Dapper Labs, the firm behind NBA Top Shot, is preparing to announce a marketplace for National Football League NFTs, Sports Business Journal reported today, citing anonymous sources.
The NFL and the NFL Players Association will receive equity in Dapper Labs as part of the deal. According to SBJ, the digital licensing revenue generated for the players' union by the deal will be second only to what it makes from EA Sports, maker of the popular "Madden" video games.
Dapper Labs often gets credit for reviving NFTs, the blockchain-based tokens that work as deeds of ownership to real or digital assets. Dapper was behind the first major NFT project—Ethereum-based digital collectibles CryptoKitties—but has since moved into sports trading cards. After launching NBA Top Shot in 2020, it has expanded to the WNBA and, more recently, Spanish football with a La Liga collaboration.

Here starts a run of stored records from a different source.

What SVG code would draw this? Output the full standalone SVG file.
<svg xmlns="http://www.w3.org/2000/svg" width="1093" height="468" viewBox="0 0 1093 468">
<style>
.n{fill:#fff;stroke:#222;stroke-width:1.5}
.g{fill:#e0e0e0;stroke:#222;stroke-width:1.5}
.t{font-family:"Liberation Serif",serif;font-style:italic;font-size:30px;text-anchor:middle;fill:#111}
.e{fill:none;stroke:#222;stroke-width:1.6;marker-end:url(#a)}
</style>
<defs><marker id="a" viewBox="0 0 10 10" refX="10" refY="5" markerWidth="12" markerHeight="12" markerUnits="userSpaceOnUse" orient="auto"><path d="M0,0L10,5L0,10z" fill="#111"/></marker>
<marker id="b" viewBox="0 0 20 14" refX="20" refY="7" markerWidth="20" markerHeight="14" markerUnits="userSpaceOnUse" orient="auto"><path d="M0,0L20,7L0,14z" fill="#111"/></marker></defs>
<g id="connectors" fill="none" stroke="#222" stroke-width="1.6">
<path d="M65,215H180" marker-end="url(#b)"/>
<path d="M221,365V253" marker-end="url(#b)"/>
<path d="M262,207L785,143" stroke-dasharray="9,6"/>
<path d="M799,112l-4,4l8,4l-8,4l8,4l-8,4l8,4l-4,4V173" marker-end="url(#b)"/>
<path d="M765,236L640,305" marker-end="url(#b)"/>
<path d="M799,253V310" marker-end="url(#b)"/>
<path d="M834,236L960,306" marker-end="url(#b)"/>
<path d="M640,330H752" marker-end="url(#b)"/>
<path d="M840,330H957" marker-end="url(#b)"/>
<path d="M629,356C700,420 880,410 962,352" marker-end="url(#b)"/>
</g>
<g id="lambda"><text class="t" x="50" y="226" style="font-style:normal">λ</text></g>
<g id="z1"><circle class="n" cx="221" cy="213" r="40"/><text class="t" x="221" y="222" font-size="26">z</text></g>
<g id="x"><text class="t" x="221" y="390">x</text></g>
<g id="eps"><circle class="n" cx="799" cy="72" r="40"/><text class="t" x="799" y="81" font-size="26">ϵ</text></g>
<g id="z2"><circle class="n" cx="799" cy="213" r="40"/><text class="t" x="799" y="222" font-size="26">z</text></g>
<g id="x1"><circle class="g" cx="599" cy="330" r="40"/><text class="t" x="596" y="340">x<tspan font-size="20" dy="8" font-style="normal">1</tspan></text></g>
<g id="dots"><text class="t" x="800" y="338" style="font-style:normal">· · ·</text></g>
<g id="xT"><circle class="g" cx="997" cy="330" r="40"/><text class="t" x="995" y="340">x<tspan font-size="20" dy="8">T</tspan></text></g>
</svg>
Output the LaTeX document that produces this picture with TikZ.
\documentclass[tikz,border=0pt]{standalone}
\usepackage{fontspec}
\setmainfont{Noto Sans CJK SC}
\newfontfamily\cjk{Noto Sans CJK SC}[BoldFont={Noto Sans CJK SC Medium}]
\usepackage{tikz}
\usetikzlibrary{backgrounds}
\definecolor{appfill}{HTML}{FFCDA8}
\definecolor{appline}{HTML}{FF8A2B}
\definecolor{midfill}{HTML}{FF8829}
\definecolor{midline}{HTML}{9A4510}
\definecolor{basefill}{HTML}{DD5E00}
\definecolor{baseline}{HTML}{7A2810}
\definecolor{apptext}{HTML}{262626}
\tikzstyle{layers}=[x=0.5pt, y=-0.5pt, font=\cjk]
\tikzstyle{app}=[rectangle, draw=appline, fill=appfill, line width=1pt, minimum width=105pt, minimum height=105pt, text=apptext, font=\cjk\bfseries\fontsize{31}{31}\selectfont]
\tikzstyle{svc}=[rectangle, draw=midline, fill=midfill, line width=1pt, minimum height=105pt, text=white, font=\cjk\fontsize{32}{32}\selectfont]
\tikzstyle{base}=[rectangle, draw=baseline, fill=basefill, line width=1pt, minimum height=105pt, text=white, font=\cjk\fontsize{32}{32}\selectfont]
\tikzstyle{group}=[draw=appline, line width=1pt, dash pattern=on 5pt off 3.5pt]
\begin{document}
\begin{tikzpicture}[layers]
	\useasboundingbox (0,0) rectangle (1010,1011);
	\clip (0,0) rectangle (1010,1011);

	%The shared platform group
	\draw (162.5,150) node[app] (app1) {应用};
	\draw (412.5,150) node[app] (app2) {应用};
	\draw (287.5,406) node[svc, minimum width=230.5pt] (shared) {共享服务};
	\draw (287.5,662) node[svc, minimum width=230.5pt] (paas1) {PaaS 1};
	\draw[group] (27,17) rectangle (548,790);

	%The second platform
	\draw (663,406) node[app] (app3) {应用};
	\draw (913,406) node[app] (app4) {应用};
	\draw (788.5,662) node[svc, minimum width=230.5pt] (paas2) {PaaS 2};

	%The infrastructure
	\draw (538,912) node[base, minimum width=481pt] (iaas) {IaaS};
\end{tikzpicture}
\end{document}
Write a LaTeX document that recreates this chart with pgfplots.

Earlier this month, it revealed it had raised $250 million in a funding round led by Coatue, with backing from Andreessen Horowitz and others; it's now valued at $7.6 billion—$5 billion more than it was after a March funding round.
While NBA Top Shot was a huge success by many metrics, the success of an NFL version may not be guaranteed despite the NFL's enormous audience size and revenue. The NBA, credited with being the most social-media savvy pro sports league, was perfectly-suited to digital trading cards catching on with its players and fans. Major League Baseball tried a crypto collectibles platform back in July 2018, MLB Crypto Collectibles, and it fell flat. Will NFL fans buy NFTs?
“When I think about the NBA vs the NFL, the NBA really blaze a trail in a lot of ways, and they’re willing to take some risks," Dapper Labs head of partnerships Caty Tedman told Decrypt on a panel in March. "If you think about the NFL, they don’t always do it first, but they try to do it best. So learning from the NBA is very much in their playbook. When we think about the kind of products that we would build with other partners, we think about customizing it for those fan bases. We can’t just slap NFL players on NBA Top Shot and make it work."